• WHAT TO PRODUCE: Copy all of the material word for word, except for the pictures.

• SUPPLIED MATERIAL:
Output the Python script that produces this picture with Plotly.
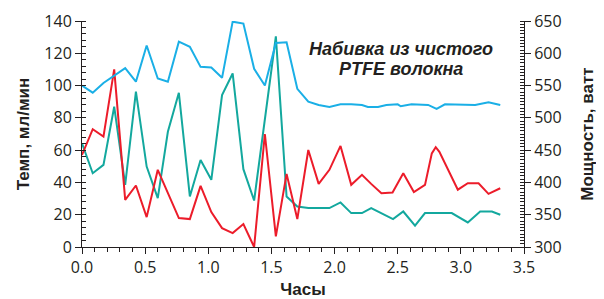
import plotly.graph_objects as go

# Time (hours) and values
hours_power = [0, 0.085, 0.17, 0.255, 0.342, 0.427, 0.512, 0.6, 0.68, 0.767, 0.854, 0.939, 1.024, 1.109,
               1.193, 1.278, 1.363, 1.448, 1.535, 1.62, 1.705, 1.792, 1.874, 1.959, 2.047, 2.132, 2.217,
               2.264, 2.344, 2.41, 2.5, 2.524, 2.609, 2.741, 2.808, 2.874, 3.113, 3.219, 3.312]
power_w = [550, 539, 554, 565, 577, 556, 612, 561, 556, 618, 610, 579, 578, 562,
           649, 646, 576, 550, 616, 617, 545, 525, 520, 517, 521, 521, 520,
           517, 517, 520, 521, 518, 521, 520, 514, 521, 520, 524, 520]

hours_red = [0, 0.085, 0.17, 0.255, 0.342, 0.427, 0.512, 0.6, 0.767, 0.854, 0.939, 1.024, 1.109, 1.193,
             1.278, 1.363, 1.448, 1.535, 1.62, 1.705, 1.792, 1.874, 1.959, 2.047, 2.132, 2.217, 2.29,
             2.371, 2.459, 2.544, 2.628, 2.716, 2.77, 2.801, 2.83, 2.862, 2.976, 3.055, 3.14, 3.219, 3.312]
rate_red = [57, 73, 68.4, 110, 29.2, 38.1, 18.5, 47.8, 17.9, 17.3, 37.9, 21.6, 11.7, 8.6,
            14.2, 0, 70, 6.6, 45.3, 17.3, 60.1, 39.1, 47.8, 62.6, 38.5, 44.7, 39.1,
            33.3, 33.7, 45.7, 34, 38.5, 58, 61.8, 59, 54, 35.5, 39.5, 39.5, 32.9, 36.4]

hours_teal = [0, 0.085, 0.17, 0.255, 0.342, 0.427, 0.512, 0.6, 0.68, 0.767, 0.854, 0.939, 1.024, 1.109,
              1.193, 1.278, 1.363, 1.535, 1.62, 1.705, 1.792, 1.874, 1.959, 2.047, 2.132, 2.217,
              2.29, 2.463, 2.544, 2.637, 2.716, 2.928, 3.055, 3.153, 3.246, 3.312]
rate_teal = [64.2, 45.7, 50.9, 86.9, 38.5, 96.2, 49.8, 30.3, 71.4, 95.5, 31.3, 53.9, 41.6, 94.1,
             107.5, 48.2, 28.8, 130.5, 31.3, 25.1, 24.1, 24.1, 24.1, 27.6, 21, 21,
             24.1, 17.3, 22, 13.2, 21, 21, 15.2, 22, 22, 20]

x_ticks = [0.0, 0.5, 1.0, 1.5, 2.0, 2.5, 3.0, 3.5]
x_tick_labels = ["0.0", "0.5", "1.0", "1.5", "2.0", "2.5", "3.0", "3.5"]

note_lines = ["Набивка из чистого", "PTFE волокна"]

INK = "#231f20"
TICKFONT = dict(family="Open Sans", size=16, color=INK)
TITLEFONT = dict(family="Liberation Sans", size=17, color=INK)

fig = go.Figure()
fig.add_trace(go.Scatter(x=hours_power, y=power_w, mode="lines", yaxis="y2",
                         line=dict(color="#1aafe6", width=2), showlegend=False))
fig.add_trace(go.Scatter(x=hours_teal, y=rate_teal, mode="lines",
                         line=dict(color="#13a89e", width=2), showlegend=False))
fig.add_trace(go.Scatter(x=hours_red, y=rate_red, mode="lines",
                         line=dict(color="#ec1c2a", width=2), showlegend=False))

fig.update_layout(
    width=596, height=291,
    margin=dict(l=74, r=80, t=13, b=52),
    paper_bgcolor="white", plot_bgcolor="white",
    xaxis=dict(range=[0, 3.5], tickvals=x_ticks, ticktext=x_tick_labels, automargin=False,
               showline=True, linecolor=INK, linewidth=1, showgrid=False, zeroline=False,
               ticks="outside", ticklen=6, tickcolor=INK, tickfont=TICKFONT,
               minor=dict(ticks="outside", dtick=0.1, ticklen=4, tickcolor=INK),
               title=dict(text="<b>Часы</b>", font=TITLEFONT, standoff=6)),
    yaxis=dict(range=[0, 140], dtick=20, showline=True, linecolor=INK, linewidth=1, automargin=False,
               showgrid=False, zeroline=False, ticks="outside", ticklen=6, tickcolor=INK,
               tickfont=TICKFONT,
               minor=dict(ticks="inside", dtick=4, ticklen=4, tickcolor=INK),
               title=dict(text="<b>Темп, мл/мин</b>", font=TITLEFONT, standoff=10)),
    yaxis2=dict(range=[300, 650], dtick=50, overlaying="y", side="right", automargin=False,
                showline=True, linecolor=INK, linewidth=1, showgrid=False, zeroline=False,
                ticks="outside", ticklen=6, tickcolor=INK, tickfont=TICKFONT,
                minor=dict(ticks="inside", dtick=5, ticklen=4, tickcolor=INK),
                title=dict(text="<b>Мощность, ватт</b>", font=TITLEFONT, standoff=20)),
    annotations=[
        dict(text="<b><i>%s</i></b>" % note_lines[0], xref="paper", yref="paper",
             x=0.722, y=0.876, xanchor="center", yanchor="middle", showarrow=False,
             font=dict(family="Liberation Sans", size=18, color=INK)),
        dict(text="<b><i>%s</i></b>" % note_lines[1], xref="paper", yref="paper",
             x=0.722, y=0.788, xanchor="center", yanchor="middle", showarrow=False,
             font=dict(family="Liberation Sans", size=18, color=INK)),
    ],
)

fig.write_html("out.html")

• THE RESULT:
Output the Python script that produces this picture with Plotly.
import plotly.graph_objects as go

# Time (hours) and values
hours_power = [0, 0.085, 0.17, 0.255, 0.342, 0.427, 0.512, 0.6, 0.68, 0.767, 0.854, 0.939, 1.024, 1.109,
               1.193, 1.278, 1.363, 1.448, 1.535, 1.62, 1.705, 1.792, 1.874, 1.959, 2.047, 2.132, 2.217,
               2.264, 2.344, 2.41, 2.5, 2.524, 2.609, 2.741, 2.808, 2.874, 3.113, 3.219, 3.312]
power_w = [550, 539, 554, 565, 577, 556, 612, 561, 556, 618, 610, 579, 578, 562,
           649, 646, 576, 550, 616, 617, 545, 525, 520, 517, 521, 521, 520,
           517, 517, 520, 521, 518, 521, 520, 514, 521, 520, 524, 520]

hours_red = [0, 0.085, 0.17, 0.255, 0.342, 0.427, 0.512, 0.6, 0.767, 0.854, 0.939, 1.024, 1.109, 1.193,
             1.278, 1.363, 1.448, 1.535, 1.62, 1.705, 1.792, 1.874, 1.959, 2.047, 2.132, 2.217, 2.29,
             2.371, 2.459, 2.544, 2.628, 2.716, 2.77, 2.801, 2.83, 2.862, 2.976, 3.055, 3.14, 3.219, 3.312]
rate_red = [57, 73, 68.4, 110, 29.2, 38.1, 18.5, 47.8, 17.9, 17.3, 37.9, 21.6, 11.7, 8.6,
            14.2, 0, 70, 6.6, 45.3, 17.3, 60.1, 39.1, 47.8, 62.6, 38.5, 44.7, 39.1,
            33.3, 33.7, 45.7, 34, 38.5, 58, 61.8, 59, 54, 35.5, 39.5, 39.5, 32.9, 36.4]

hours_teal = [0, 0.085, 0.17, 0.255, 0.342, 0.427, 0.512, 0.6, 0.68, 0.767, 0.854, 0.939, 1.024, 1.109,
              1.193, 1.278, 1.363, 1.535, 1.62, 1.705, 1.792, 1.874, 1.959, 2.047, 2.132, 2.217,
              2.29, 2.463, 2.544, 2.637, 2.716, 2.928, 3.055, 3.153, 3.246, 3.312]
rate_teal = [64.2, 45.7, 50.9, 86.9, 38.5, 96.2, 49.8, 30.3, 71.4, 95.5, 31.3, 53.9, 41.6, 94.1,
             107.5, 48.2, 28.8, 130.5, 31.3, 25.1, 24.1, 24.1, 24.1, 27.6, 21, 21,
             24.1, 17.3, 22, 13.2, 21, 21, 15.2, 22, 22, 20]

x_ticks = [0.0, 0.5, 1.0, 1.5, 2.0, 2.5, 3.0, 3.5]
x_tick_labels = ["0.0", "0.5", "1.0", "1.5", "2.0", "2.5", "3.0", "3.5"]

note_lines = ["Набивка из чистого", "PTFE волокна"]

INK = "#231f20"
TICKFONT = dict(family="Open Sans", size=16, color=INK)
TITLEFONT = dict(family="Liberation Sans", size=17, color=INK)

fig = go.Figure()
fig.add_trace(go.Scatter(x=hours_power, y=power_w, mode="lines", yaxis="y2",
                         line=dict(color="#1aafe6", width=2), showlegend=False))
fig.add_trace(go.Scatter(x=hours_teal, y=rate_teal, mode="lines",
                         line=dict(color="#13a89e", width=2), showlegend=False))
fig.add_trace(go.Scatter(x=hours_red, y=rate_red, mode="lines",
                         line=dict(color="#ec1c2a", width=2), showlegend=False))

fig.update_layout(
    width=596, height=291,
    margin=dict(l=74, r=80, t=13, b=52),
    paper_bgcolor="white", plot_bgcolor="white",
    xaxis=dict(range=[0, 3.5], tickvals=x_ticks, ticktext=x_tick_labels, automargin=False,
               showline=True, linecolor=INK, linewidth=1, showgrid=False, zeroline=False,
               ticks="outside", ticklen=6, tickcolor=INK, tickfont=TICKFONT,
               minor=dict(ticks="outside", dtick=0.1, ticklen=4, tickcolor=INK),
               title=dict(text="<b>Часы</b>", font=TITLEFONT, standoff=6)),
    yaxis=dict(range=[0, 140], dtick=20, showline=True, linecolor=INK, linewidth=1, automargin=False,
               showgrid=False, zeroline=False, ticks="outside", ticklen=6, tickcolor=INK,
               tickfont=TICKFONT,
               minor=dict(ticks="inside", dtick=4, ticklen=4, tickcolor=INK),
               title=dict(text="<b>Темп, мл/мин</b>", font=TITLEFONT, standoff=10)),
    yaxis2=dict(range=[300, 650], dtick=50, overlaying="y", side="right", automargin=False,
                showline=True, linecolor=INK, linewidth=1, showgrid=False, zeroline=False,
                ticks="outside", ticklen=6, tickcolor=INK, tickfont=TICKFONT,
                minor=dict(ticks="inside", dtick=5, ticklen=4, tickcolor=INK),
                title=dict(text="<b>Мощность, ватт</b>", font=TITLEFONT, standoff=20)),
    annotations=[
        dict(text="<b><i>%s</i></b>" % note_lines[0], xref="paper", yref="paper",
             x=0.722, y=0.876, xanchor="center", yanchor="middle", showarrow=False,
             font=dict(family="Liberation Sans", size=18, color=INK)),
        dict(text="<b><i>%s</i></b>" % note_lines[1], xref="paper", yref="paper",
             x=0.722, y=0.788, xanchor="center", yanchor="middle", showarrow=False,
             font=dict(family="Liberation Sans", size=18, color=INK)),
    ],
)

fig.write_html("out.html")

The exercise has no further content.